HAIL XENU! After turning down almost every season of Dancing with the (Pause) Stars (Question Mark), Kirstie Alley has finally realized that a fourth Look Who’s Talking? is never going to happen and is now going to waddle for that mirror ball trophy! We can make jokes about how Kirstie’s partner has already signed a disability waver and how he’s going to keep her chins up during the waltz by dangling a deep fried butter nugget over her head, but she looked as light as John Travolta’s heatproof sauna wig during the announcement ceremony last night. Yes, they actually had a fucking announcement ceremony for this WHO CARES mess. But anyihopekirstiesdressesareallmadeofcondiments…
Whenever the newest batch of dancing relevant seekers is announced, I always judge how big and bold the Has-Beens in the title should be by how many question marks form above my head while looking at a cast photo. You can play too! Here’s the 11 people who will be called “a seductive panther stalking its prey in the middle of a dance floor jungle” by Bruno at least once during the season. Warm up your question mark making machine!
Kirstie Alley (paired with Maksim Chmerkovskiy) – Twitter’s first lady of crazy and the reason why Krispy kremes
Kendra (paired with Louie van Amstel) – Hef’s former catheter changer and the owner of the most annoying laugh on the planet (even worse than Natalie P’s)
Sugar Ray Leonard (paired with Anna Trebunskaya) – Tommy Davidson’s alter ego, world champion fighter and the new object of Kirstie’s affection (dude does have “Sugar” in his name)
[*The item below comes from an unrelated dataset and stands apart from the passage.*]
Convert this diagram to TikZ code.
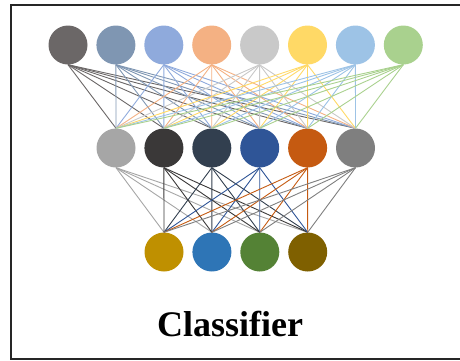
\documentclass[tikz,border=0pt]{standalone}
\usepackage{fontspec}
\setmainfont{Liberation Serif}
\begin{document}
\begin{tikzpicture}[x=1pt,y=-1pt,
  neuron/.style={circle,minimum size=39pt,inner sep=0pt,draw=none},
  link/.style={line width=0.9pt}]
\useasboundingbox (0,0) rectangle (460,360);
\clip (0,0) rectangle (460,360);
% outer frame (runs past the right edge)
\draw[line width=2pt,black!85] (10.5,5) rectangle (475,359);

% colour palette
\definecolor{tA}{HTML}{6B6767}
\definecolor{tB}{HTML}{7F96B2}
\definecolor{tC}{HTML}{8FAADC}
\definecolor{tD}{HTML}{F4B183}
\definecolor{tE}{HTML}{C9C9C9}
\definecolor{tF}{HTML}{FFD966}
\definecolor{tG}{HTML}{9DC3E6}
\definecolor{tH}{HTML}{A9D18E}
\definecolor{mA}{HTML}{A6A6A6}
\definecolor{mB}{HTML}{3A3838}
\definecolor{mC}{HTML}{323F4F}
\definecolor{mD}{HTML}{2F5597}
\definecolor{mE}{HTML}{C55A11}
\definecolor{mF}{HTML}{7F7F7F}
\definecolor{bA}{HTML}{BF9000}
\definecolor{bB}{HTML}{2E75B6}
\definecolor{bC}{HTML}{548235}
\definecolor{bD}{HTML}{7F6000}

% input layer
\foreach \c [count=\i] in {tA,tB,tC,tD,tE,tF,tG,tH}
  \node[neuron,fill=\c] (t\i) at ({68+47.9*(\i-1)},45) {};
% hidden layer
\foreach \c [count=\i] in {mA,mB,mC,mD,mE,mF}
  \node[neuron,fill=\c] (m\i) at ({116+47.9*(\i-1)},148) {};
% output layer
\foreach \c [count=\i] in {bA,bB,bC,bD}
  \node[neuron,fill=\c] (b\i) at ({164+47.9*(\i-1)},252) {};

% connections, coloured after their source neuron
\foreach \c [count=\i] in {tA,tB,tC,tD,tE,tF,tG,tH}
  \foreach \j in {1,...,6}
    \draw[link,\c] (t\i.south) -- (m\j.north);
\foreach \c [count=\i] in {mA,mB,mC,mD,mE,mF}
  \foreach \j in {1,...,4}
    \draw[link,\c] (m\i.south) -- (b\j.north);

\node[font=\bfseries\fontsize{36}{40}\selectfont] (title) at (230,324) {Classifier};
\end{tikzpicture}
\end{document}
Wendy Williams (paired with Tony Dovolani) – self-proclaimed queen of all media and talking wig
Chelsea Kane (paired with Mark Ballas) – some Disney ho
Ralph Macchio (paired with Karina Smirnoff Ice) – the ONLY Karate Kid
Chris Jericho (paired with Mop Head) – WWE champion wrestler
Petra Nemcova (paired with Dmitry Chaplin) – tsunami survivor and model
Psycho Mike Catherwood (partner unknown) – cohost of Love Line
Hines Ward (paired with Kym Johnson) – the wide receiver for the Steelers and the second object of Kirstie’s affection (dude is a “Duncan” away from being Duncan Hines)
Lil’ Romeo (paired with Chelsie Hightower) – rapper and the spawn of Master P
My brain is the Wikipedia of D-listers and never wases, but I still threw a “Harpo, who dis woman?” at three names: Psycho Mike, Hines Ward and Chelsea Kane. So I give this cast 3 Que Cats:
Not bad! And of course, I’m rooting for Kirstie, because I can’t wait to see her double down ass in Maksim’s face.